A Cry from the Highlands: The Enduring Torture of West Papua

Since the Indonesian military took control of West Papua in 1963, the land has been soaked in silence, fear, and blood. 

For over six decades, West Papuan civilians—mothers, fathers, children—have endured a brutal, inhumane occupation marked by relentless violence and the systematic denial of their most basic human rights.

On March 22, the world caught a brief, horrifying glimpse of this reality. Two video clips began circulating—clips that showed the savage torture of a Papuan man by Indonesian soldiers in Gome, a remote highland village. His body writhed in pain, forced into a drum, beaten, degraded. The question must be asked: was this a rare event? Or is it the norm that simply escaped the shadows?


Terror as a Weapon

More than a decade ago, Father Budi Hernawan OFM, a respected voice for justice and the former director of the Catholic Office for Justice and Peace in Jayapura, warned the world: torture in West Papua is not an aberration—it is routine.
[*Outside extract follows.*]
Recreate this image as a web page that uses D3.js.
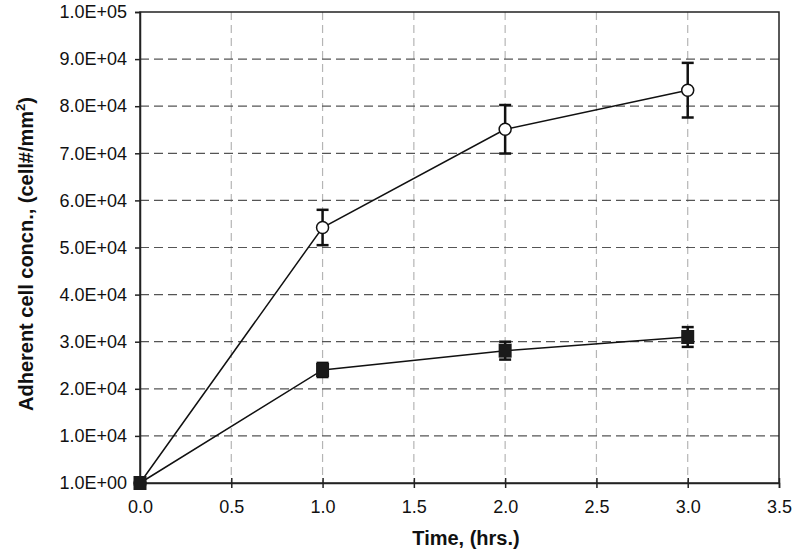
<!DOCTYPE html>
<html>
<head>
<meta charset="utf-8">
<script src="https://cdn.jsdelivr.net/npm/d3@7"></script>
<style>
  body { margin: 0; background: #fff; }
  svg { display: block; font-family: "Liberation Sans", Arial, Helvetica, sans-serif; }
</style>
</head>
<body>
<div id="chart"></div>
<script>
// time points (hrs.)
const times = [0, 1, 2, 3];

// open circles
const circleMean = [0, 54250, 75100, 83400];
const circleErr = [0, 3750, 5150, 5800];

// filled squares
const squareMean = [0, 24000, 28100, 31000];
const squareErr = [0, 1500, 1900, 2100];

const xTicks = [0, 0.5, 1, 1.5, 2, 2.5, 3, 3.5];
const yTicks = [0, 10000, 20000, 30000, 40000, 50000, 60000, 70000, 80000, 90000, 100000];
const yTickLabels = ["1.0E+00", "1.0E+04", "2.0E+04", "3.0E+04", "4.0E+04", "5.0E+04",
  "6.0E+04", "7.0E+04", "8.0E+04", "9.0E+04", "1.0E+05"];

const W = 800, H = 555;
const margin = { top: 12, right: 21, bottom: 72, left: 140 };
const width = W - margin.left - margin.right;
const height = H - margin.top - margin.bottom;

const svg = d3.select("#chart").append("svg")
  .attr("width", W)
  .attr("height", H);

const g = svg.append("g")
  .attr("transform", `translate(${margin.left},${margin.top})`);

const x = d3.scaleLinear().domain([0, 3.5]).range([0, width]);
const y = d3.scaleLinear().domain([0, 100000]).range([height, 0]);

// vertical grid (light)
g.append("g")
  .selectAll("line")
  .data(xTicks.slice(1, -1))
  .join("line")
  .attr("x1", d => x(d)).attr("x2", d => x(d))
  .attr("y1", 0).attr("y2", height)
  .attr("stroke", "#b5b5b5")
  .attr("stroke-width", 1.2)
  .attr("stroke-dasharray", "8,5");

// horizontal grid (dark)
g.append("g")
  .selectAll("line")
  .data(yTicks.slice(1, -1))
  .join("line")
  .attr("x1", 0).attr("x2", width)
  .attr("y1", d => y(d)).attr("y2", d => y(d))
  .attr("stroke", "#555")
  .attr("stroke-width", 1.2)
  .attr("stroke-dasharray", "9,5");

// frame
g.append("rect")
  .attr("width", width).attr("height", height)
  .attr("fill", "none")
  .attr("stroke", "#222")
  .attr("stroke-width", 1.5);

// y axis
const yAxis = d3.axisLeft(y)
  .tickValues(yTicks)
  .tickSize(5)
  .tickPadding(8)
  .tickFormat((d, i) => yTickLabels[i]);
const yg = g.append("g").call(yAxis);
yg.select(".domain").attr("stroke", "#222").attr("stroke-width", 1.5);
yg.selectAll(".tick line").attr("stroke", "#222").attr("stroke-width", 1.5);
yg.selectAll(".tick text")
  .attr("font-size", 18)
  .attr("fill", "#111")
  .attr("font-family", "Liberation Sans, Arial, sans-serif");

// x axis
const xAxis = d3.axisBottom(x)
  .tickValues(xTicks)
  .tickSize(5)
  .tickPadding(12)
  .tickFormat(d3.format(".1f"));
const xg = g.append("g")
  .attr("transform", `translate(0,${height})`)
  .call(xAxis);
xg.select(".domain").attr("stroke", "#222").attr("stroke-width", 1.5);
xg.selectAll(".tick line")
  .attr("y1", -5)
  .attr("stroke", "#222").attr("stroke-width", 1.5);
xg.selectAll(".tick text")
  .attr("font-size", 18)
  .attr("fill", "#111")
  .attr("font-family", "Liberation Sans, Arial, sans-serif");

// series lines
const line = d3.line().x(d => x(d[0])).y(d => y(d[1]));

const circleData = times.map((t, i) => [t, circleMean[i], circleErr[i]]);
const squareData = times.map((t, i) => [t, squareMean[i], squareErr[i]]);

[circleData, squareData].forEach(data => {
  g.append("path")
    .datum(data)
    .attr("d", line)
    .attr("fill", "none")
    .attr("stroke", "#111")
    .attr("stroke-width", 1.5);
});

// error bars
function errorBars(data) {
  const eb = g.append("g")
    .selectAll("g")
    .data(data.filter(d => d[2] > 0))
    .join("g")
    .attr("stroke", "#111")
    .attr("stroke-width", 2.5);
  eb.append("line")
    .attr("x1", d => x(d[0])).attr("x2", d => x(d[0]))
    .attr("y1", d => y(d[1] + d[2])).attr("y2", d => y(d[1] - d[2]));
  eb.append("line")
    .attr("x1", d => x(d[0]) - 6).attr("x2", d => x(d[0]) + 6)
    .attr("y1", d => y(d[1] + d[2])).attr("y2", d => y(d[1] + d[2]));
  eb.append("line")
    .attr("x1", d => x(d[0]) - 6).attr("x2", d => x(d[0]) + 6)
    .attr("y1", d => y(d[1] - d[2])).attr("y2", d => y(d[1] - d[2]));
}
errorBars(circleData);
errorBars(squareData);

// markers
g.append("g")
  .selectAll("circle")
  .data(circleData)
  .join("circle")
  .attr("cx", d => x(d[0]))
  .attr("cy", d => y(d[1]))
  .attr("r", 6)
  .attr("fill", "#fff")
  .attr("stroke", "#111")
  .attr("stroke-width", 1.5);

g.append("g")
  .selectAll("rect")
  .data(squareData)
  .join("rect")
  .attr("x", d => x(d[0]) - 6.5)
  .attr("y", d => y(d[1]) - 7)
  .attr("width", 13)
  .attr("height", 14)
  .attr("fill", "#1a1a1a");

// axis titles
svg.append("text")
  .attr("x", 466)
  .attr("y", 545)
  .attr("text-anchor", "middle")
  .attr("font-size", 20)
  .attr("font-weight", "bold")
  .attr("fill", "#111")
  .text("Time, (hrs.)");

const yTitle = svg.append("text")
  .attr("transform", `translate(33,254) rotate(-90)`)
  .attr("text-anchor", "middle")
  .attr("font-size", 20)
  .attr("font-weight", "bold")
  .attr("fill", "#111");
yTitle.append("tspan").text("Adherent cell concn., (cell#/mm");
yTitle.append("tspan").attr("font-size", 13).attr("dy", -8).text("2");
yTitle.append("tspan").attr("dy", 8).text(")");
</script>
</body>
</html>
Systematic. Public.

This cruelty is not hidden in the dark. It is displayed deliberately, used as a tool to strike fear into the hearts of the poor, indigenous Papuans. It is terror, not just inflicted, but performed. The goal is subjugation—body, mind, and spirit.


"Separatist" is a Death Sentence

Despite Indonesia’s democratic façade and its formal ratification of the UN Convention Against Torture, the ghosts of Soeharto’s regime still walk freely through the jungles and villages of West Papua. In this so-called democracy, an accusation of “separatism” is all it takes to become a victim of unthinkable abuse.

Just ask Defianus Kogoya. He was the man in the drum, the man in the video. His screams echoed through cyberspace, but they have been echoing through West Papua for generations.


End Colonialism. Now!

Torture is the tool of empires, and Indonesia's actions in West Papua are nothing less than the continuation of colonialism under a new name. The occupying army behaves not as a protector, but as a predator—clinging to control through methods learned from the darkest chapters of history.

Sixty-one years. That is how long West Papuans have waited for peace. For dignity. For the world to care.

We can no longer look away. Those who believe in justice, in the value of every human life, must do more than condemn. We must act. Colonialism in West Papua must end—so that this beautiful land, and its resilient people, may finally be free from fear.